▶ AIM: Reproduce exactly the lines below, from the first through the one containing "const ref = useRef<HTMLDivElement>(null);", and nothing more.
::: PROVIDED MATERIAL
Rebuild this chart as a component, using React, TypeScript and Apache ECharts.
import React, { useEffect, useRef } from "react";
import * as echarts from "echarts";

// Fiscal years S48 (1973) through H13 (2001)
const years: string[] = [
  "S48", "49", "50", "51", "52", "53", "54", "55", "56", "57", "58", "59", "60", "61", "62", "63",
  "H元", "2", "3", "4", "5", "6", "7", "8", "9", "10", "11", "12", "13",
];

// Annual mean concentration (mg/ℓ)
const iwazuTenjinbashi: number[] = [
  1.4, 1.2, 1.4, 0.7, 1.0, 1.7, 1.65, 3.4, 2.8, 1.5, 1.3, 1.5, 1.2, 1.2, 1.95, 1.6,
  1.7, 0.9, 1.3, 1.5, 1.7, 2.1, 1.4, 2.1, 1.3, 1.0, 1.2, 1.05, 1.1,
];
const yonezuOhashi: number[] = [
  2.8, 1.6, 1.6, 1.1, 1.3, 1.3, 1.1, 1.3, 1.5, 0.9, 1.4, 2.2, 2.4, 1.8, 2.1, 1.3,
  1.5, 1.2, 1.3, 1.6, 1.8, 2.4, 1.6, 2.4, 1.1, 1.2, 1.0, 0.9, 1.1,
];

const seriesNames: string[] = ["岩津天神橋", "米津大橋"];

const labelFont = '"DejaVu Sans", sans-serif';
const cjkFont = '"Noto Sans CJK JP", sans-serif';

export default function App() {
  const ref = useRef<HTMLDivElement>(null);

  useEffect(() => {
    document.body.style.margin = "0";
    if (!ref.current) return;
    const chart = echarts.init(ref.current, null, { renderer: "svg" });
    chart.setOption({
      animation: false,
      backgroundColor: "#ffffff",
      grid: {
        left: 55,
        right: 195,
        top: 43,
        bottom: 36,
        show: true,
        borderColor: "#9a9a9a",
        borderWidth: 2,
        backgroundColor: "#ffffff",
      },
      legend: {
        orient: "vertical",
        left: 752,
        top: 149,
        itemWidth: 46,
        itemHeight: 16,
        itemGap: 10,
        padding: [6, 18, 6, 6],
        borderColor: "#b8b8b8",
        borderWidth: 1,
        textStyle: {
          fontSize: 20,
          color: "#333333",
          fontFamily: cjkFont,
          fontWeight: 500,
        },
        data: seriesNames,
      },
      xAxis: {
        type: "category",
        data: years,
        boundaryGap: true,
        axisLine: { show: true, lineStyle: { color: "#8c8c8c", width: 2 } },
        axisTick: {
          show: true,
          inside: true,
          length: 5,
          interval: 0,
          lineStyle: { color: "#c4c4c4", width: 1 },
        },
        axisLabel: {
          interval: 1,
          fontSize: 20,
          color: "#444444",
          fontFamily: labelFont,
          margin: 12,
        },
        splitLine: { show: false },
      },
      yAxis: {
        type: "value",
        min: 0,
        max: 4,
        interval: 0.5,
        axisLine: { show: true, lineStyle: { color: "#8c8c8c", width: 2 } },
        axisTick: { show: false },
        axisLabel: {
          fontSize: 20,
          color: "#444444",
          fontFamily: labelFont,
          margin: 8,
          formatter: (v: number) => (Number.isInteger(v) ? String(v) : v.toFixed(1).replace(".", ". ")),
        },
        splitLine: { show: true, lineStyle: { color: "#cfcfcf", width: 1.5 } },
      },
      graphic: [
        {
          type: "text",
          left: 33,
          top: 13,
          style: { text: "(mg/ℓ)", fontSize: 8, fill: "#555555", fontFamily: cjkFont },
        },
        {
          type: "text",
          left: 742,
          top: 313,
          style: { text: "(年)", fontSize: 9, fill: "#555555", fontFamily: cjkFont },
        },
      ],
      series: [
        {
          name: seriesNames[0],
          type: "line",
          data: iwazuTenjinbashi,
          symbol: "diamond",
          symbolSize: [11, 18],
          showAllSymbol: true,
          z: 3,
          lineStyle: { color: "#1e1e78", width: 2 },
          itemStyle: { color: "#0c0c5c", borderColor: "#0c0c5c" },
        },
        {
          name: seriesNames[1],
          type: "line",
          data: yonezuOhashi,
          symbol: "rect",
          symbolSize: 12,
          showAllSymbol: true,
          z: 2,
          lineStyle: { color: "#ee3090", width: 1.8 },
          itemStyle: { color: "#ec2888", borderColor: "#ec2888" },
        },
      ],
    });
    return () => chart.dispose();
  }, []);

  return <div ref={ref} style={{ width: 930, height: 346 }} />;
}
::::::
▶ RESPONSE BELOW:
Rebuild this chart as a component, using React, TypeScript and Apache ECharts.
import React, { useEffect, useRef } from "react";
import * as echarts from "echarts";

// Fiscal years S48 (1973) through H13 (2001)
const years: string[] = [
  "S48", "49", "50", "51", "52", "53", "54", "55", "56", "57", "58", "59", "60", "61", "62", "63",
  "H元", "2", "3", "4", "5", "6", "7", "8", "9", "10", "11", "12", "13",
];

// Annual mean concentration (mg/ℓ)
const iwazuTenjinbashi: number[] = [
  1.4, 1.2, 1.4, 0.7, 1.0, 1.7, 1.65, 3.4, 2.8, 1.5, 1.3, 1.5, 1.2, 1.2, 1.95, 1.6,
  1.7, 0.9, 1.3, 1.5, 1.7, 2.1, 1.4, 2.1, 1.3, 1.0, 1.2, 1.05, 1.1,
];
const yonezuOhashi: number[] = [
  2.8, 1.6, 1.6, 1.1, 1.3, 1.3, 1.1, 1.3, 1.5, 0.9, 1.4, 2.2, 2.4, 1.8, 2.1, 1.3,
  1.5, 1.2, 1.3, 1.6, 1.8, 2.4, 1.6, 2.4, 1.1, 1.2, 1.0, 0.9, 1.1,
];

const seriesNames: string[] = ["岩津天神橋", "米津大橋"];

const labelFont = '"DejaVu Sans", sans-serif';
const cjkFont = '"Noto Sans CJK JP", sans-serif';

export default function App() {
  const ref = useRef<HTMLDivElement>(null);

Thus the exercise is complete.